6. Evaluation Protocols and Empirical Results

Seven benchmark protocols test categorical and continuous ER/FER, and expression intensity. Principal results (Liu et al., 18 Dec 2025):

• ER Classification (3- and 7-class): EMERT achieves WAR 59.28/33.92, UAR 52.62/28.17, F1 55.71/30.38 for 3-/7-class ER, outperforming SOTA on UAR and WAR.
• FER Classification (3- and 7-class): WAR 68.10/51.18, UAR 56.91/33.04, F1 63.73/43.33.
• Valence/Arousal Regression: ER MAE/MSE/RMSE of 0.365/0.217/0.456 (arousal) and 0.433/0.279/0.519 (valence); FER results are consistently better than baselines.
• Ablation and Robustness: Adding ocular features to facial-only models yields consistent performance gains (e.g., 2.68 WAR improvement in ER 7-class). EMERT demonstrates <2.3% degradation under significant Gaussian noise, outperforming other multimodal methods.

Task	Metric	EMERT	Best SOTA
ER(3c)	WAR	59.28	59.13
	UAR	52.62	49.36
FER(3c)	WAR	68.10	67.24
	F1	63.73	63.69

7. Interpretative Analysis and Impact

Ocular modalities provide both complementary and synergistic information to facial expressions.

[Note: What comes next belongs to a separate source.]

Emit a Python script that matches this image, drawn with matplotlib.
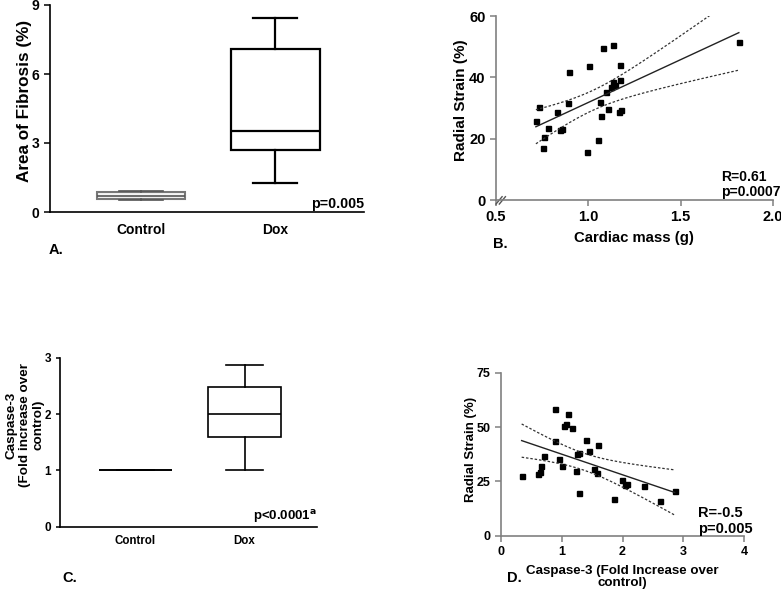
import numpy as np
import matplotlib
matplotlib.use('Agg')
import matplotlib.pyplot as plt

plt.rcParams['font.family'] = ['Liberation Sans', 'DejaVu Sans']
plt.rcParams['font.weight'] = 'bold'
plt.rcParams['axes.labelweight'] = 'bold'

# ---- data ----
groups = ['Control', 'Dox']
# box summaries: whislo, q1, median, q3, whishi
fibrosis_control = [0.52, 0.58, 0.68, 0.86, 0.90]
fibrosis_dox = [1.26, 2.70, 3.51, 7.09, 8.45]
casp_control = [1.0, 1.0, 1.0, 1.0, 1.0]
casp_dox = [1.01, 1.60, 2.00, 2.48, 2.87]

mass_g = [0.716, 0.734, 0.752, 0.760, 0.780, 0.832, 0.844, 0.857, 0.888, 0.895,
          0.992, 1.006, 1.051, 1.064, 1.071, 1.077, 1.096, 1.105, 1.122, 1.131,
          1.132, 1.143, 1.170, 1.170, 1.167, 1.177, 1.815]
strain_b = [25.8, 30.4, 17.0, 20.6, 23.6, 28.7, 22.7, 23.1, 31.7, 41.7,
            15.6, 43.6, 19.6, 31.8, 27.5, 49.7, 35.2, 29.6, 36.9, 50.7,
            38.4, 37.6, 44.0, 39.1, 28.6, 29.4, 51.6]

casp3 = [0.34, 0.889, 0.889, 0.708, 0.664, 0.636, 0.604, 0.955, 1.004, 1.037,
         1.07, 1.103, 1.174, 1.235, 1.251, 1.289, 1.289, 1.394, 1.449, 1.536,
         1.58, 1.602, 1.855, 1.992, 2.036, 2.069, 2.348, 2.612, 2.859]
strain_d = [27.5, 58.3, 43.6, 36.8, 31.9, 29.3, 28.5, 35.1, 31.9, 50.6,
            51.5, 55.8, 49.5, 29.6, 37.6, 38.2, 19.6, 44.0, 39.1, 30.5,
            28.7, 41.7, 17.0, 25.8, 23.3, 23.8, 22.9, 15.8, 20.6]

W, H = 781, 591
fig = plt.figure(figsize=(W / 100, H / 100), dpi=100)


def px_axes(l, r, t, b):
    return fig.add_axes([l / W, 1 - b / H, (r - l) / W, (b - t) / H])


def stats(v, label):
    return dict(whislo=v[0], q1=v[1], med=v[2], q3=v[3], whishi=v[4], label=label, fliers=[])


def style(ax, color):
    ax.spines['top'].set_visible(False)
    ax.spines['right'].set_visible(False)
    for s in ('left', 'bottom'):
        ax.spines[s].set_color(color)
        ax.spines[s].set_linewidth(1.2)
    ax.tick_params(direction='out', length=4, width=1.1, color=color)


def fit_band(ax, x, y, tval):
    x = np.asarray(x); y = np.asarray(y)
    n = len(x)
    b, a = np.polyfit(x, y, 1)
    xs = np.linspace(x.min(), x.max(), 200)
    res = y - (a + b * x)
    s = np.sqrt((res ** 2).sum() / (n - 2))
    se = s * np.sqrt(1 / n + (xs - x.mean()) ** 2 / ((x - x.mean()) ** 2).sum())
    fit = a + b * xs
    ax.plot(xs, fit, color='#222222', lw=1.0)
    ax.plot(xs, fit + tval * se, color='#333333', lw=0.9, ls=(0, (2, 1.5)))
    ax.plot(xs, fit - tval * se, color='#333333', lw=0.9, ls=(0, (2, 1.5)))


# ---- A: area of fibrosis ----
axA = px_axes(50, 364, 5, 212)
axA.bxp([stats(fibrosis_control, 'Control')], positions=[1], widths=0.664, capwidths=0.33,
        patch_artist=True, showfliers=False,
        boxprops=dict(facecolor='#f4f4f4', edgecolor='#777777', lw=1.5),
        medianprops=dict(color='#555555', lw=1.2),
        whiskerprops=dict(color='#555555', lw=1.2), capprops=dict(color='#555555', lw=1.2))
axA.bxp([stats(fibrosis_dox, 'Dox')], positions=[2], widths=0.664, capwidths=0.33,
        patch_artist=True, showfliers=False,
        boxprops=dict(facecolor='white', edgecolor='black', lw=1.6),
        medianprops=dict(color='black', lw=1.6),
        whiskerprops=dict(color='black', lw=1.6), capprops=dict(color='black', lw=1.6))
axA.set_xlim(0.321, 2.664)
axA.set_ylim(0, 9)
axA.set_yticks([0, 3, 6, 9])
style(axA, 'black')
axA.tick_params(axis='x', length=0, pad=8, labelsize=10)
axA.tick_params(axis='y', labelsize=10)
axA.set_xticks([1, 2])
axA.set_xticklabels(groups)
axA.set_ylabel('Area of Fibrosis (%)', fontsize=12.3)
axA.yaxis.set_label_coords(-0.058, 0.536)
axA.text(1.0, 0.005, 'p=0.005', transform=axA.transAxes, ha='right', va='bottom', fontsize=10.3)

# ---- B: radial strain vs cardiac mass ----
axB = px_axes(496, 773, 16, 200)
axB.plot(mass_g, strain_b, 's', color='black', ms=3.6)
fit_band(axB, mass_g, strain_b, 2.060)
axB.set_xlim(0.5, 2.0)
axB.set_ylim(0, 60)
axB.set_xticks([0.5, 1.0, 1.5, 2.0])
axB.set_xticklabels(['0.5', '1.0', '1.5', '2.0'])
axB.set_yticks([0, 20, 40, 60])
style(axB, '#808080')
axB.tick_params(labelsize=10.5)
axB.set_ylabel('Radial Strain (%)', fontsize=11)
axB.yaxis.set_label_coords(-0.101, 0.54)
axB.set_xlabel('Cardiac mass (g)', fontsize=10.7)
axB.xaxis.set_label_coords(0.497, -0.168)
for dx in (0.0, 0.012):
    axB.plot([dx, dx + 0.022], [-0.022, 0.018], transform=axB.transAxes, color='#555555',
             lw=1.0, clip_on=False)
axB.text(0.812, 0.127, 'R=0.61', transform=axB.transAxes, ha='left', va='center', fontsize=10)
axB.text(0.812, 0.043, 'p=0.0007', transform=axB.transAxes, ha='left', va='center', fontsize=10)

# ---- C: caspase-3 ----
axC = px_axes(60, 317, 357.7, 526.7)
axC.bxp([stats(casp_control, 'Control'), stats(casp_dox, 'Dox')], positions=[1, 2],
        widths=0.67, capwidths=0.335, patch_artist=True, showfliers=False,
        boxprops=dict(facecolor='white', edgecolor='black', lw=1.2),
        medianprops=dict(color='black', lw=1.2),
        whiskerprops=dict(color='black', lw=1.2), capprops=dict(color='black', lw=1.2))
axC.set_xlim(0.307, 2.665)
axC.set_ylim(0, 3)
axC.set_yticks([0, 1, 2, 3])
style(axC, 'black')
axC.tick_params(axis='x', length=0, pad=6, labelsize=8.3)
axC.tick_params(axis='y', labelsize=8.5, length=3)
axC.set_xticks([1, 2])
axC.set_xticklabels(groups)
axC.set_ylabel('Caspase-3\n(Fold increase over\ncontrol)', fontsize=9.7, linespacing=1.15)
axC.yaxis.set_label_coords(-0.062, 0.60)
axC.text(1.0, 0.01, r'p<0.0001$^{\mathbf{a}}$', transform=axC.transAxes, ha='right',
         va='bottom', fontsize=9.5)

# ---- D: radial strain vs caspase-3 ----
axD = px_axes(501, 744, 372.7, 535.7)
axD.plot(casp3, strain_d, 's', color='black', ms=3.6)
fit_band(axD, casp3, strain_d, 2.052)
axD.set_xlim(0, 4)
axD.set_ylim(0, 75)
axD.set_xticks([0, 1, 2, 3, 4])
axD.set_yticks([0, 25, 50, 75])
style(axD, '#808080')
axD.tick_params(labelsize=9)
axD.set_ylabel('Radial Strain (%)', fontsize=9.5)
axD.yaxis.set_label_coords(-0.1, 0.53)
axD.set_xlabel('Caspase-3 (Fold Increase over\ncontrol)', fontsize=9.6, linespacing=1.05)
axD.xaxis.set_label_coords(0.5, -0.253)
axD.xaxis.label.set_va('center')
axD.text(0.811, 0.139, 'R=-0.5', transform=axD.transAxes, ha='left', va='center', fontsize=10.5)
axD.text(0.811, 0.039, 'p=0.005', transform=axD.transAxes, ha='left', va='center', fontsize=10.5)

# ---- panel letters ----
for lab, x, y in [('A.', 56, 250), ('B.', 500, 244), ('C.', 70, 578), ('D.', 514, 578)]:
    fig.text(x / W, 1 - y / H, lab, ha='center', va='center', fontsize=10.5)

fig.savefig('out.png', dpi=100)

Feature ablation reveals that pupil diameter and gaze points are the most informative for ER, supporting the hypothesis that involuntary physiological signals are strong correlates of affective state (Liu et al., 18 Dec 2025). Attention-map visualization distinguishes the ER head’s focus on fine facial details (eye/mouth corners) from the FER head’s emphasis on global facial regions.

Multi-task modeling produces synergistic benefits: optimizing for both ER and FER in a unified framework results in improved ER performance (single-task UAR=46.68 vs. multi-task UAR=52.62). The EMER dataset, coupled with EMERT, establishes a new state-of-the-art benchmark for multimodal emotion recognition and provides a publicly available resource for further methodological advances in the field. The availability of fine-grained, multimodal, and reliably annotated data is expected to catalyze research in robust, ecologically-valid, and personalized affective computing (Liu et al., 18 Dec 2025, Seikavandi et al., 19 Sep 2025).